Так он начал собственную деятельность в качестве частного детектива.
– Меня зовут Филипп, я младший брат Рене Ардити и пришел, потому что наша семья заступила ту черту, за которой ее ждет погибель, – начал гость и замолчал. Его подбородок дрогнул, он стал снимать перчатки и уложил их сложенными вместе на колено.
Некоторое время висела тишина, слышно было лишь, как за окном то пронесется скутер, то проедет машина, из открытых кафетериев «Зазза» и «Ботеко», что располагались на первом этаже по обе стороны от угла здания, доносились голоса посетителей, отдыхающих за столиками.
Юбер поднялся.
– Быть может, вина?
Филипп Ардити, впав в прострацию, ответил не сразу. Секунд через пять он вздрогнул, вскинув руку.
– Нет, благодарю. Я пытаюсь собраться с мыслями и начать с того момента, который, как мне кажется, является началом наших злоключений, но боюсь, что бессилен найти корни зла. Потому я здесь. Если коротко обозначить задачу, – он выпрямился, положив трость поперек колена, – то на моего брата совершалось как минимум два покушения. Последнее, увы, удалось, он мертв. А на моего племянника, который по закону о наследовании во Франции стал пользовладельцем с правом распоряжения всем имуществом Ардити, совершается давление с целью засадить его в психушку.
Вера закусила губу, тотчас поняв, что речь идет о Даниеле с его непростым прошлым и травмированным детством. Видимо, ему досталось все от отца, но кто-то был не особенно этому рад. Вера не разбиралась во французском праве, поэтому подняла глаза на Юбера, имевшего за спиной тридцать лет адвокатской практики.
– Начало конца, – вновь заговорил Филипп, – наверное, было положено еще в далеком девяносто третьем, когда на скалах случайно разбился племянник Шарль. Даниеля измучили эти неугомонные полицейские, психологи из социальных служб… Я до сих пор задаюсь вопросом: правомочно ли было так терзать одиннадцатилетнего ребенка? Эти длящиеся по нескольку часов допросы наедине… Он был так измучен, что по ночам кричал и плакал. В тюрьмах, наверное, проявляют большее милосердие. Тем более имелась куча свидетелей, что он и Шарль в тот печальный миг находились на разных концах мыса дю Датье. А они все ходили и ходили, неделями, месяцами, почти все лето. И все это происходило в нашем доме на Лазурном Берегу, в Шато де Пон Д’Азуре, при живых отце и матери. Безутешные потерей сына, они не замечали, как мучают их дитя. Даниель очень талантлив, очень. С ранних лет занимался живописью и подавал такие надежды! Его называли современным Караваджо. Его работы потрясали академичностью и уникальностью. Но после того злосчастного случая, всех эти допросов он забросил занятия и впал в такую депрессию, что едва не умер. Несколько лет почти не учился в школе, менял санатории и врачей. К нему до сих пор не вернулось душевное здоровье. А мачеха пытается воспользоваться его несчастьем, особенно сейчас, когда он назначен узуфруктом.

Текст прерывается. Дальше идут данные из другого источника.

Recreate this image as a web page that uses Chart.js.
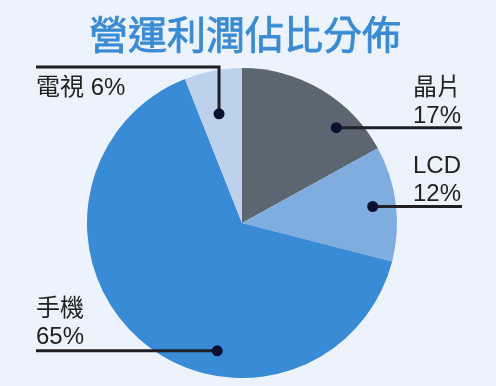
<!DOCTYPE html>
<html>
<head>
<meta charset="utf-8">
<script src="https://cdn.jsdelivr.net/npm/chart.js@4.4.0/dist/chart.umd.min.js"></script>
<style>
html, body { margin: 0; padding: 0; background: #edf3fc; }
canvas { display: block; }
</style>
</head>
<body>
<canvas id="profitChart" width="496" height="386"></canvas>
<script>
const chartTitle = '營運利潤佔比分佈';
const segments = ['晶片', 'LCD', '手機', '電視'];
const shares = [17, 12, 65, 6];
const colors = ['#5b6670', '#80ade0', '#3a8bd5', '#bdd1ed'];

// callout dot placement inside each slice (fraction along arc, fraction of radius) + where the line ends
const callouts = [
    { at: 0.73, r: 0.865, side: 'right', endX: 462 },
    { at: 0.5, r: 0.85, side: 'right', endX: 462 },
    { at: 0.37, r: 0.84, side: 'left', endX: 36 },
    { at: 0.45, r: 0.72, side: 'elbow', endX: 36, elbowY: 67 }
];

const labelFont = "24px 'Liberation Sans', 'Noto Sans CJK TC', sans-serif";

const calloutPlugin = {
    id: 'callouts',
    afterDraw(chart) {
        const ctx = chart.ctx;
        const arcs = chart.getDatasetMeta(0).data;

        ctx.save();
        // title (slight stroke to get a medium weight)
        ctx.font = "39px 'Noto Sans CJK TC', sans-serif";
        ctx.fillStyle = '#3a8bd3';
        ctx.strokeStyle = '#3a8bd3';
        ctx.lineWidth = 0.8;
        ctx.textAlign = 'center';
        ctx.textBaseline = 'middle';
        ctx.fillText(chartTitle, 245, 34);
        ctx.strokeText(chartTitle, 245, 34);

        ctx.font = labelFont;
        ctx.textBaseline = 'alphabetic';
        arcs.forEach((arc, i) => {
            const c = callouts[i];
            const a = arc.startAngle + (arc.endAngle - arc.startAngle) * c.at;
            const px = arc.x + Math.cos(a) * arc.outerRadius * c.r;
            const py = arc.y + Math.sin(a) * arc.outerRadius * c.r;
            const pct = shares[i] + '%';

            ctx.strokeStyle = '#1f1f26';
            ctx.lineWidth = 3;
            ctx.beginPath();
            ctx.moveTo(px, py);
            if (c.side === 'elbow') {
                ctx.lineTo(px, c.elbowY);
                ctx.lineTo(c.endX, c.elbowY);
            } else {
                ctx.lineTo(c.endX, py);
            }
            ctx.stroke();

            ctx.fillStyle = '#0b1030';
            ctx.beginPath();
            ctx.arc(px, py, 5.5, 0, Math.PI * 2);
            ctx.fill();

            ctx.fillStyle = '#222222';
            if (c.side === 'right') {
                ctx.textAlign = 'right';
                ctx.fillText(segments[i], c.endX - 1, py - 33);
                ctx.fillText(pct, c.endX - 1, py - 5);
            } else if (c.side === 'left') {
                ctx.textAlign = 'left';
                ctx.fillText(segments[i], c.endX, py - 35);
                ctx.fillText(pct, c.endX, py - 7);
            } else {
                ctx.textAlign = 'left';
                ctx.fillText(segments[i] + ' ' + pct, c.endX, c.elbowY + 28);
            }
        });
        ctx.restore();
    }
};

const ctx = document.getElementById('profitChart').getContext('2d');
new Chart(ctx, {
    type: 'pie',
    data: {
        labels: segments,
        datasets: [{
            data: shares,
            backgroundColor: colors,
            borderWidth: 0
        }]
    },
    options: {
        responsive: false,
        animation: false,
        layout: {
            padding: { top: 68, bottom: 8, left: 0, right: 12 }
        },
        plugins: {
            legend: { display: false },
            tooltip: { enabled: false }
        }
    },
    plugins: [calloutPlugin]
});
</script>
</body>
</html>
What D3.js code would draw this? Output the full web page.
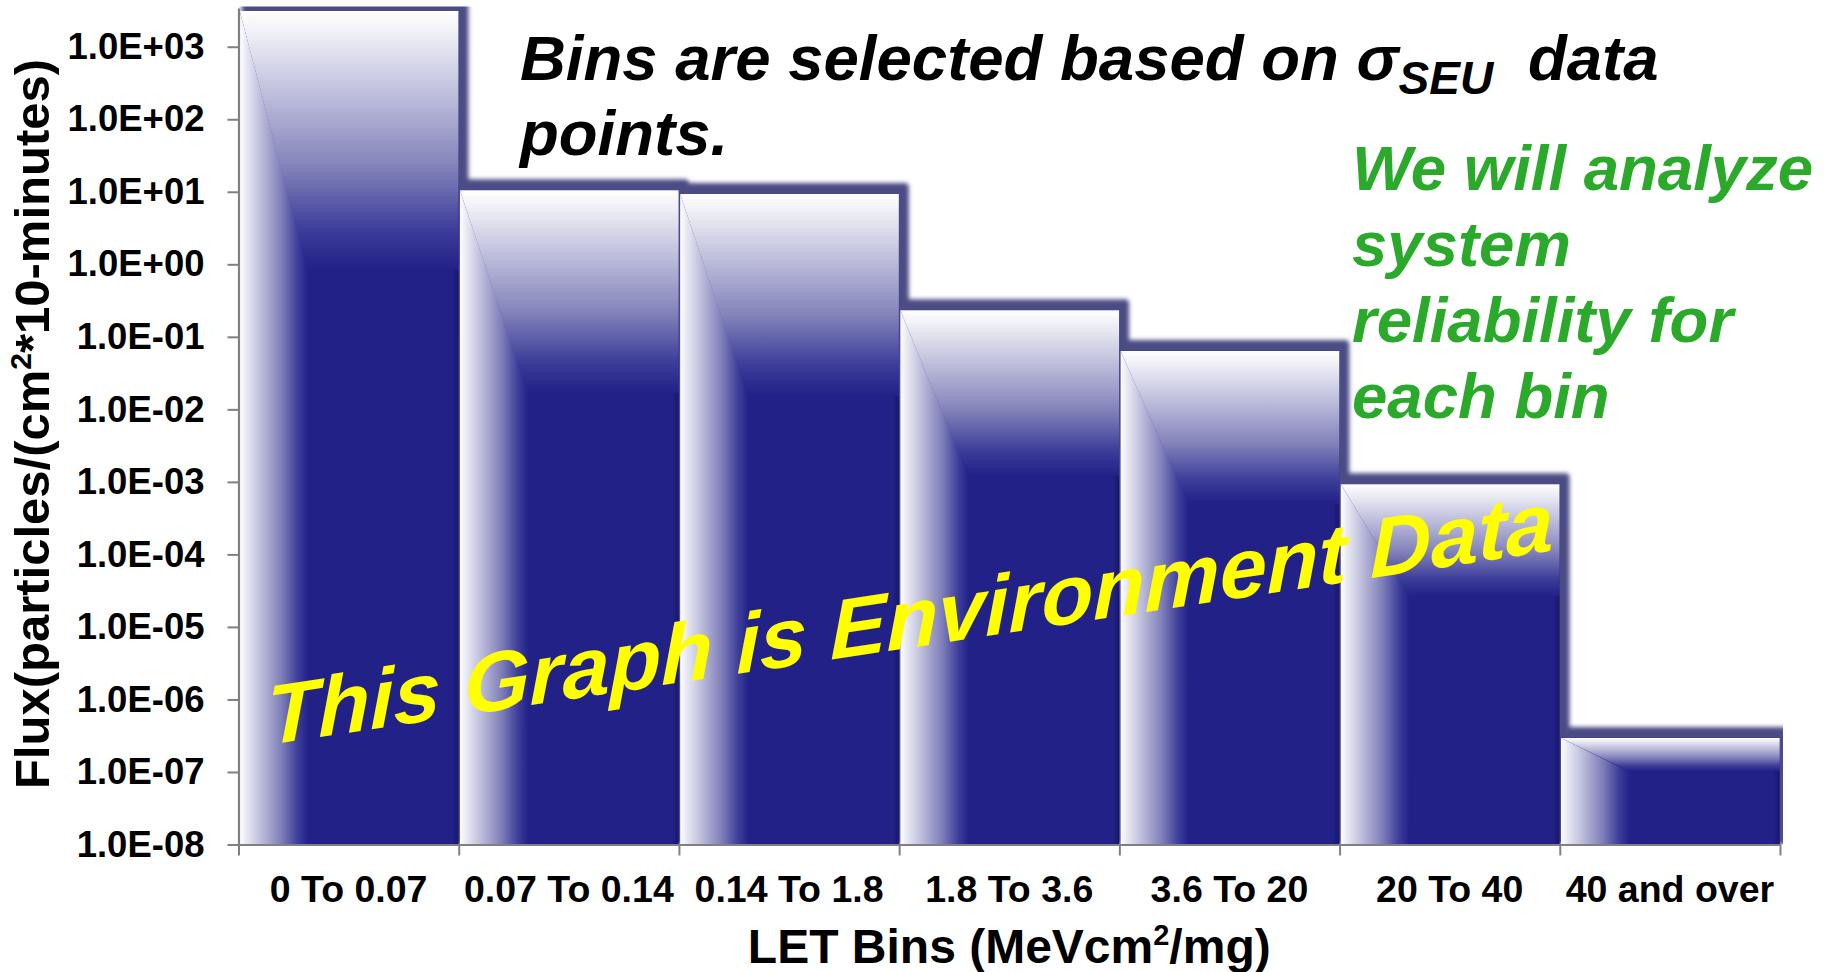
<!DOCTYPE html>
<html><head><meta charset="utf-8">
<script src="https://cdn.jsdelivr.net/npm/d3@7"></script>
<style>
body{margin:0;background:#fff;}
svg{display:block;font-family:"Liberation Sans",Arial,sans-serif;font-weight:bold;}
</style>
</head><body>
<svg id="chart" width="1829" height="972"></svg>
<script>
// ---- data ----
const categories = ["0 To 0.07","0.07 To 0.14","0.14 To 1.8","1.8 To 3.6","3.6 To 20","20 To 40","40 and over"];
const fluxValues = [3100, 10.5, 9.3, 0.233, 0.064, 0.00093, 2.95e-7];
const yTickValues = [1e3,1e2,1e1,1e0,1e-1,1e-2,1e-3,1e-4,1e-5,1e-6,1e-7,1e-8];
const yDomain = [1e-8, 3420];
const yTitleParts = ["Flux(particles/(cm", "2", "*10-minutes)"];
const xTitleParts = ["LET Bins (MeVcm", "2", "/mg)"];
const noteLine1 = ["Bins are selected based on σ", "SEU", "data"];
const noteLine2 = "points.";
const greenLines = ["We will analyze", "system", "reliability for", "each bin"];
const bannerText = "This Graph is Environment Data";

// ---- layout ----
const L = 238.5, R = 1780, T = 8, B = 844.5;
const NAVY = "#212187", AXIS = "#808080";

const svg = d3.select("#chart");
const defs = svg.append("defs");

const x = d3.scaleBand().domain(categories).range([L, R]).padding(0);
const xb = d3.scaleLinear().domain([0, categories.length]).range([L, R]);
const y = d3.scaleLog().domain(yDomain).range([B, T]);

// gradients
const gTop = defs.append("linearGradient").attr("id","gTop").attr("x1",0).attr("y1",0).attr("x2",0).attr("y2",1);
[[0,"#ffffff"],[0.08,"#f0f0f7"],[0.35,"#b8b8d9"],[0.6,"#8383bb"],[0.85,"#3c3c9a"],[1,NAVY]]
  .forEach(([o,c]) => gTop.append("stop").attr("offset",o).attr("stop-color",c));
const gLeft = defs.append("linearGradient").attr("id","gLeft").attr("x1",0).attr("y1",0).attr("x2",1).attr("y2",0);
[[0,"#ffffff"],[0.08,"#ececf5"],[0.35,"#b4b4d6"],[0.6,"#8080ba"],[0.85,"#3c3c9a"],[1,NAVY]]
  .forEach(([o,c]) => gLeft.append("stop").attr("offset",o).attr("stop-color",c));
const gRight = defs.append("linearGradient").attr("id","gRight").attr("x1",0).attr("y1",0).attr("x2",1).attr("y2",0);
gRight.append("stop").attr("offset",0).attr("stop-color","#14145a").attr("stop-opacity",0);
gRight.append("stop").attr("offset",1).attr("stop-color","#14145a").attr("stop-opacity",0.7);

const blur = defs.append("filter").attr("id","blur").attr("x","-20%").attr("y","-20%").attr("width","140%").attr("height","140%");
blur.append("feGaussianBlur").attr("stdDeviation",2.2);

defs.append("clipPath").attr("id","plotClip").append("rect")
  .attr("x", L).attr("y", T - 1.5).attr("width", R - L + 3).attr("height", B - T + 1.5);

const data = categories.map((c,i) => ({cat:c, v:fluxValues[i]}));
const geom = d => {
  const x0 = x(d.cat) + 1.2, x1 = x(d.cat) + x.bandwidth() - 0.3;
  const y0 = y(d.v), y1 = y(yDomain[0]);
  const w = x1 - x0, h = y1 - y0;
  return {x0, x1, y0, y1, w, h, a: 0.31 * w, b: 0.31 * h};
};

// shadows
svg.append("g").attr("clip-path","url(#plotClip)")
  .selectAll("rect").data(data).join("rect")
  .attr("x", d => geom(d).x0 + 2)
  .attr("y", d => geom(d).y0 - 11)
  .attr("width", d => geom(d).w + 8)
  .attr("height", d => geom(d).h + 11)
  .attr("rx", 4)
  .attr("fill", "#4b4b85")
  .attr("filter","url(#blur)");

// bars
const bars = svg.append("g").selectAll("g").data(data).join("g");
bars.append("rect")
  .attr("x", d => geom(d).x0).attr("y", d => geom(d).y0)
  .attr("width", d => geom(d).w).attr("height", d => geom(d).h)
  .attr("fill", NAVY);
bars.append("rect")
  .attr("x", d => geom(d).x1 - 6).attr("y", d => geom(d).y0 + geom(d).b)
  .attr("width", 6).attr("height", d => geom(d).h - geom(d).b)
  .attr("fill", "url(#gRight)");
bars.append("polygon")
  .attr("points", d => { const g = geom(d);
    return [[g.x0,g.y0],[g.x0+g.a+1,g.y0+g.b+1],[g.x0+g.a,g.y1],[g.x0,g.y1]].map(p=>p.join(",")).join(" "); })
  .attr("fill","url(#gLeft)");
bars.append("polygon")
  .attr("points", d => { const g = geom(d);
    return [[g.x0,g.y0],[g.x1,g.y0],[g.x1,g.y0+g.b],[g.x0+g.a,g.y0+g.b]].map(p=>p.join(",")).join(" "); })
  .attr("fill","url(#gTop)");

// axes
const fmt = v => { const e = Math.round(Math.log10(v)); return "1.0E" + (e < 0 ? "-" : "+") + String(Math.abs(e)).padStart(2,"0"); };
const yAxis = svg.append("g").attr("transform",`translate(${L},0)`)
  .call(d3.axisLeft(y).tickValues(yTickValues).tickFormat(fmt).tickSize(11).tickSizeOuter(0).tickPadding(23));
yAxis.selectAll("path.domain").attr("stroke",AXIS).attr("stroke-width",2.2);
yAxis.selectAll(".tick line").attr("stroke",AXIS).attr("stroke-width",2);
yAxis.selectAll(".tick text").attr("fill","#000").attr("font-size",36.5)
  .attr("font-family","Liberation Sans, Arial, sans-serif").attr("font-weight","bold");

const xTicks = svg.append("g").attr("transform",`translate(0,${B})`)
  .call(d3.axisBottom(xb).tickValues(d3.range(categories.length + 1)).tickFormat("").tickSize(11).tickSizeOuter(0));
xTicks.selectAll("path.domain").attr("stroke",AXIS).attr("stroke-width",2.2);
xTicks.selectAll(".tick line").attr("stroke",AXIS).attr("stroke-width",2);

const xAxis = svg.append("g").attr("transform",`translate(0,${B})`)
  .call(d3.axisBottom(x).tickSize(0).tickPadding(31));
xAxis.select("path.domain").remove();
xAxis.selectAll(".tick text").attr("fill","#000").attr("font-size",37.5)
  .attr("font-family","Liberation Sans, Arial, sans-serif").attr("font-weight","bold");

// axis titles
const yt = svg.append("text").attr("transform","translate(48.5,424) rotate(-90)")
  .attr("text-anchor","middle").attr("font-size",49).attr("fill","#000");
yt.append("tspan").text(yTitleParts[0]);
yt.append("tspan").attr("font-size",30).attr("dy",-18).text(yTitleParts[1]);
yt.append("tspan").attr("dy",18).text(yTitleParts[2]);

const xt = svg.append("text").attr("x",(L+R)/2).attr("y",963)
  .attr("text-anchor","middle").attr("font-size",48).attr("fill","#000");
xt.append("tspan").text(xTitleParts[0]);
xt.append("tspan").attr("font-size",29).attr("dy",-18).text(xTitleParts[1]);
xt.append("tspan").attr("dy",18).text(xTitleParts[2]);

// annotations
const note = svg.append("text").attr("x",520).attr("y",80).attr("font-size",63.5)
  .attr("font-style","italic").attr("fill","#000");
note.append("tspan").text(noteLine1[0]);
note.append("tspan").attr("font-size",46).attr("dy",14).text(noteLine1[1]);
note.append("tspan").attr("x",1528).attr("dy",-14).text(noteLine1[2]);
svg.append("text").attr("x",520).attr("y",155).attr("font-size",63.5)
  .attr("font-style","italic").attr("fill","#000").text(noteLine2);

svg.append("g").selectAll("text").data(greenLines).join("text")
  .attr("x",1352).attr("y",(d,i) => 190 + i*76)
  .attr("font-size",63.5).attr("font-style","italic").attr("fill","#2aa92a").text(d => d);

svg.append("text").attr("transform","translate(267,745) skewY(-8.6)")
  .attr("font-size",84.5).attr("font-style","italic").attr("fill","#ffff00").text(bannerText);
</script>
</body></html>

Невольно Вера затаила дыхание, слушая Филиппа и проникаясь печальной историей его племянника. Он сидел прямой, как стрела, в этом своем черном пальто и с лицом, обращенным ни к кому, в пустоту. Странность придавали темные очки, делающие его похожим на пророка.
– Хм, а почему пользовладельцем назначен Даниель? – спросил наконец Юбер. Он слушал, скрестив руки на груди, опустив подбородок и приподняв брови, недоуменно покачивая головой. – Я правильно понял, вы говорите о старшем племяннике?
– Да, да, – всколыхнулся Филипп. – Я говорю о Даниеле – старшем сыне Рене, первенце. Он и его вторая супруга имели брачный контракт régime de la séparation de biens, то есть они все заранее поделили. По старому завещанию Даниель был назначен узуфруктом. Новое Рене оставил недоделанным, его застрелили раньше, чем он внес правки, какие собирался внести… на днях.
– Позвольте, я уточню. – Юбер отошел от стола и принялся медленно прохаживаться по ковру, массируя висок. – Так как во Франции с девятнадцатого года сего столетия наследование облагается весьма высоким налогом… Насколько я помню, если имущество составляет свыше двух миллионов евро, государство присваивает себе сорок пять процентов. Сумасшедший грабеж, я считаю. И Рене Ардити решил воспользоваться самым простым способом обойти этот налог – передать право пользования имуществом, включающее и извлечения доходов, узуфрукту. Обременять узуфрукта, который несет ответственность за сохранность имущества, существенными расходами в виде налогов неправомерно, поэтому он их не платит, кроме текущих, естественно. Но узуфрукт – не значит полноправное владение, это… как бы выразиться яснее… что-то вроде опекунства над имуществом с возможностью извлекать прибыль.